Effect of the average scalar curvature on Riemannian manifolds

TL;DR

This paper explores how the average scalar curvature influences various geometric properties of closed Riemannian manifolds, providing new comparison theorems and improved volume estimates based on curvature bounds.

Contribution

It introduces novel results linking average scalar curvature to geometric quantities and establishes comparison theorems under curvature conditions.

Findings

Improved Bishop-Gromov volume estimates when average scalar curvature exceeds a certain bound.

Monotonicity of a geometric integral related to scalar curvature.

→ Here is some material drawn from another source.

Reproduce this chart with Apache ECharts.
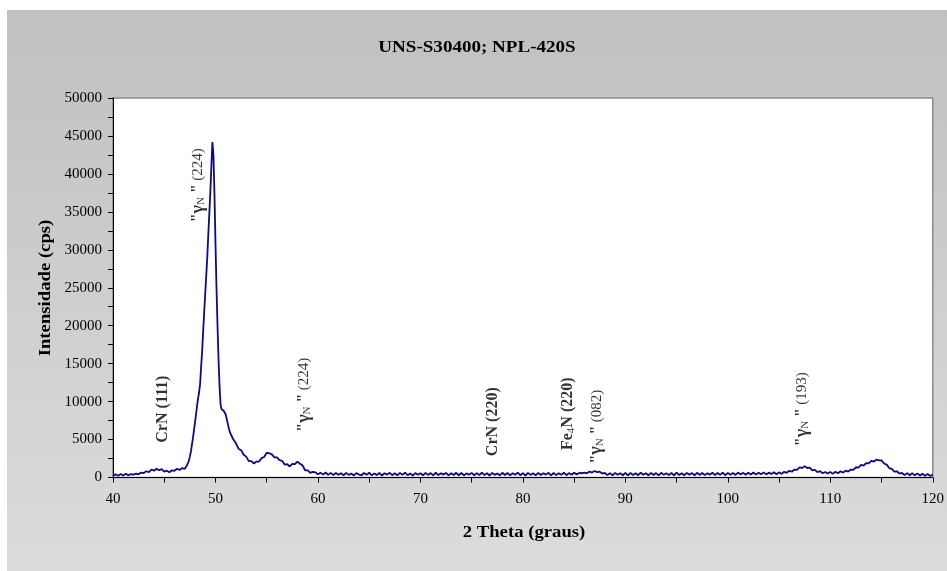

Comparison theorem for the average total mean curvature of geodesic spheres.

Abstract

We investigate the effect of the average scalar curvature on the conjugate radius, average area of the geodesic spheres, average volume of the metric balls and the total volume of a closed Riemannian manifold $N$ (or more generally $N$ with finite volume whose negative Ricci curvature integral on $SN$ is finite). For example, we prove that if the average scalar curvature is larger than the lower bound of the normalized Ricci curvature, then we can improve the Bishop-Gromov estimate on the average volume of the metric balls of any size. We also prove the monotone decreasing property of a certain geometric integral when the average scalar curvature has a lower bound. This leads to a comparison theorem of the average total mean curvature of geodesic spheres of radius up to $\mathrm{inj}(N)$.